Now we can pick the type with the highest rank:

`template <typename A, typename B>`

struct resolve_uac2 {

typedef typename choose_type<

type_rank<A>::rank >= type_rank<B>::rank, A, B

>::type return_type;

};

Finally we need to deal with the special case where one type is `long int`

and the other is `unsigned int`

:

`template <>`

struct resolve_uac2<long, unsigned> {

typedef choose_type<sizeof(long) == sizeof(unsigned),

unsigned long, long>::type return_type;

};

template <>

struct resolve_uac2<unsigned, long> : public resolve_uac2<long, unsigned> {};

We can now write the `add`

routine from earlier as:

`template <typename A, typename B>`

typename resolve_uac<A, B>::return_type add(const A& a, const B& b)

{ return a + b; }

and the return type will match that of the `+`

operation.
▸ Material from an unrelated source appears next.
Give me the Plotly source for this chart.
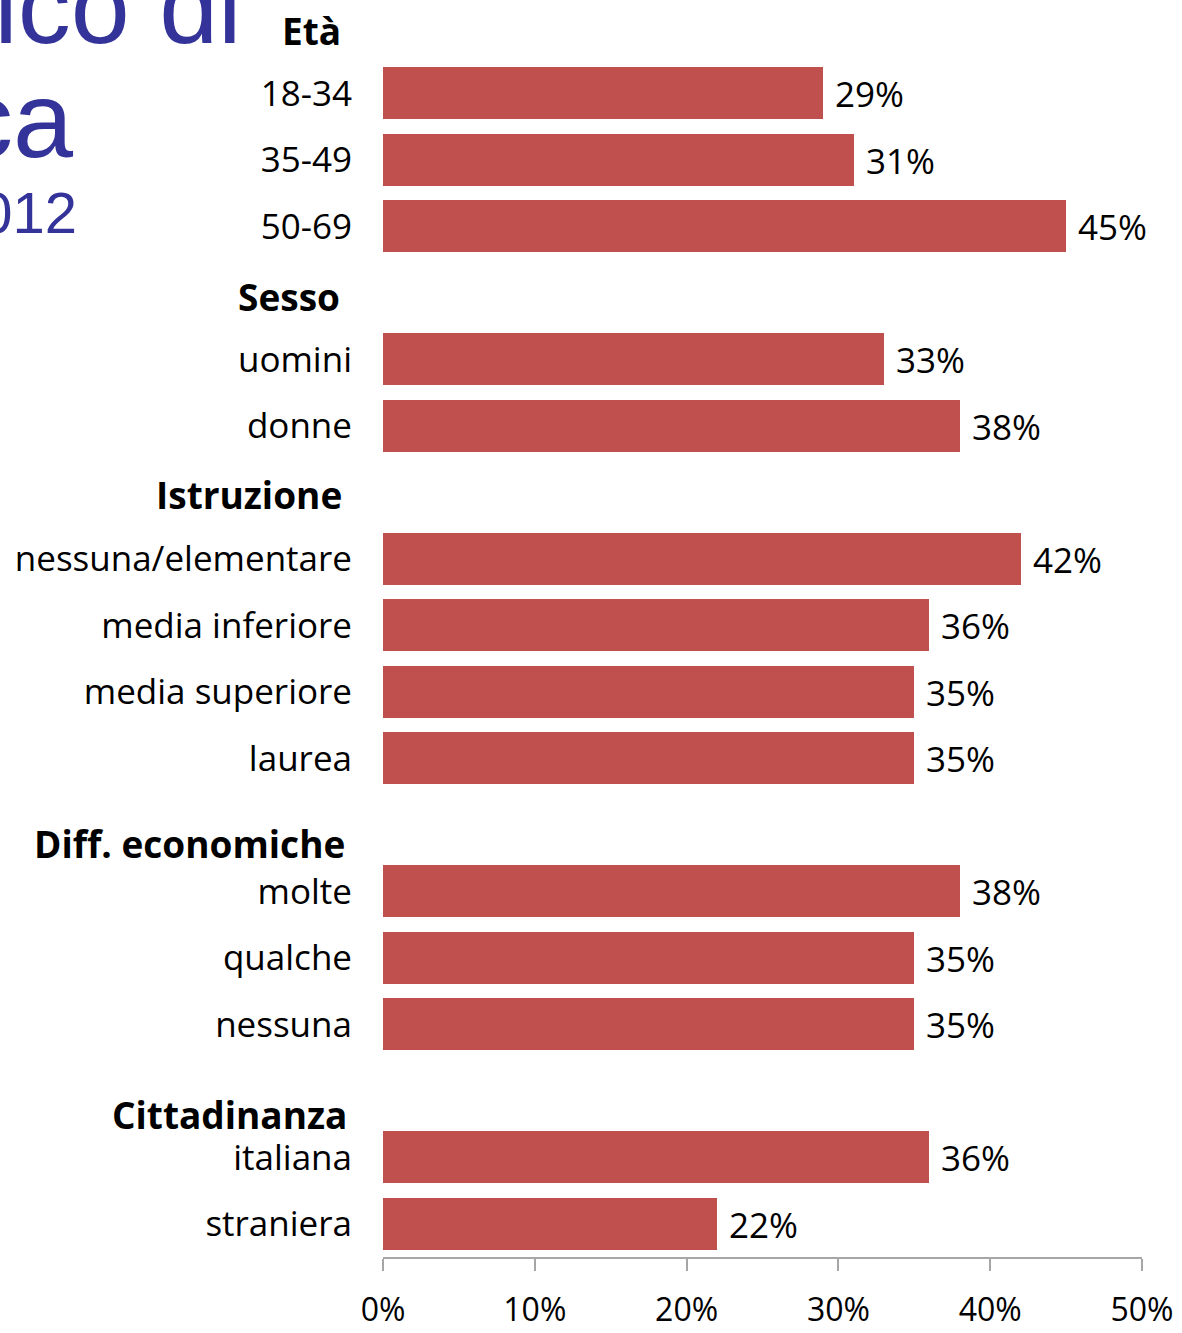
import plotly.graph_objects as go

# --- data -------------------------------------------------------------
group_names = ["Età", "Sesso", "Istruzione", "Diff. economiche", "Cittadinanza"]

eta_labels = ["18-34", "35-49", "50-69"]
eta_values = [29, 31, 45]

sesso_labels = ["uomini", "donne"]
sesso_values = [33, 38]

istruzione_labels = ["nessuna/elementare", "media inferiore", "media superiore", "laurea"]
istruzione_values = [42, 36, 35, 35]

economiche_labels = ["molte", "qualche", "nessuna"]
economiche_values = [38, 35, 35]

cittadinanza_labels = ["italiana", "straniera"]
cittadinanza_values = [36, 22]

x_tick_values = [0, 10, 20, 30, 40, 50]
x_tick_labels = ["0%", "10%", "20%", "30%", "40%", "50%"]

title_lines = ["Medico di", "fisica", "2012"]

# --- layout constants -------------------------------------------------
W, H = 1182, 1333
PLOT_L, PLOT_R = 383, 1142
PLOT_B = 1257
ROW_PX = 66.5
BAR_COLOR = "#C0504D"
FONT = "Open Sans"
TITLE_FONT = "Liberation Sans, Arial"
TITLE_COLOR = "#333399"
# vertical nudge (in rows) of each group heading below its own row
header_shift = [0.06, 0.06, 0.04, 0.28, 0.36]
# horizontal gap (px) between each heading's right edge and the plot area
header_gap = [40, 41, 39, 36, 34]

groups = [
    (eta_labels, eta_values),
    (sesso_labels, sesso_values),
    (istruzione_labels, istruzione_values),
    (economiche_labels, economiche_values),
    (cittadinanza_labels, cittadinanza_values),
]

# each group takes one row for its heading, then one row per category
rows, labels, values, header_rows = [], [], [], []
r = 0
for labs, vals in groups:
    header_rows.append(r)
    r += 1
    for lab, val in zip(labs, vals):
        rows.append(r)
        labels.append(lab)
        values.append(val)
        r += 1
last_row = r - 1
top_row = last_row + 0.5 - PLOT_B / ROW_PX  # row index at the top of the page

fig = go.Figure()
fig.add_trace(go.Bar(
    y=rows, x=values, orientation="h",
    width=0.78,
    marker=dict(color=BAR_COLOR, line=dict(width=0)),
    texttemplate=" %{x}%", textposition="outside",
    textfont=dict(family=FONT, size=35, color="black"),
    cliponaxis=False,
))

annotations = []
for name, hr, shift, gap in zip(group_names, header_rows, header_shift, header_gap):
    annotations.append(dict(
        text=f"<b>{name}</b>", x=-gap / (PLOT_R - PLOT_L), xref="paper",
        y=hr + shift, yref="y", xanchor="right", yanchor="middle",
        showarrow=False, font=dict(family=FONT, size=37, color="black"),
    ))

# slide title fragments in the upper-left corner
title_specs = [
    (title_lines[0], 244, 6, 106),
    (title_lines[1], 76, 120, 108),
    (title_lines[2], 79, 213, 58),
]
for txt, xr, yc, size in title_specs:
    annotations.append(dict(
        text=txt, x=(xr - PLOT_L) / (PLOT_R - PLOT_L), xref="paper",
        y=1 - yc / PLOT_B, yref="paper", xanchor="right", yanchor="middle",
        showarrow=False, font=dict(family=TITLE_FONT, size=size, color=TITLE_COLOR),
    ))

fig.update_layout(
    width=W, height=H,
    margin=dict(l=PLOT_L, r=W - PLOT_R, t=0, b=H - PLOT_B, pad=0),
    paper_bgcolor="white", plot_bgcolor="white",
    showlegend=False,
    bargap=0,
    annotations=annotations,
    xaxis=dict(
        range=[0, 50], tickvals=x_tick_values, ticktext=x_tick_labels,
        showgrid=False, zeroline=False,
        showline=True, linecolor="#A6A6A6", linewidth=1.5,
        ticks="outside", ticklen=12, tickwidth=1.5, tickcolor="#A6A6A6",
        tickfont=dict(family=FONT, size=32, color="black"),
        ticklabelstandoff=12, automargin=False,
    ),
    yaxis=dict(
        range=[last_row + 0.5, top_row], tickvals=rows, ticktext=labels,
        showgrid=False, zeroline=False, showline=False, ticks="",
        tickfont=dict(family=FONT, size=35, color="black"),
        ticklabelstandoff=30, automargin=False,
    ),
)

fig.write_html("out.html")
Note that the arguments to `add`

have to be arithmetic types (because of the substitution-failure-is-not-an-error principle).

### Remarks

The rules and implementation above should be complete with the exception of enumerations and bit-fields, see the links to the standard for the missing pieces. Note also that the rules for promotions and usual arithmetic conversions will change (slightly) in the upcoming C++0x standard, see the C++0x draft, Section 5, page 84.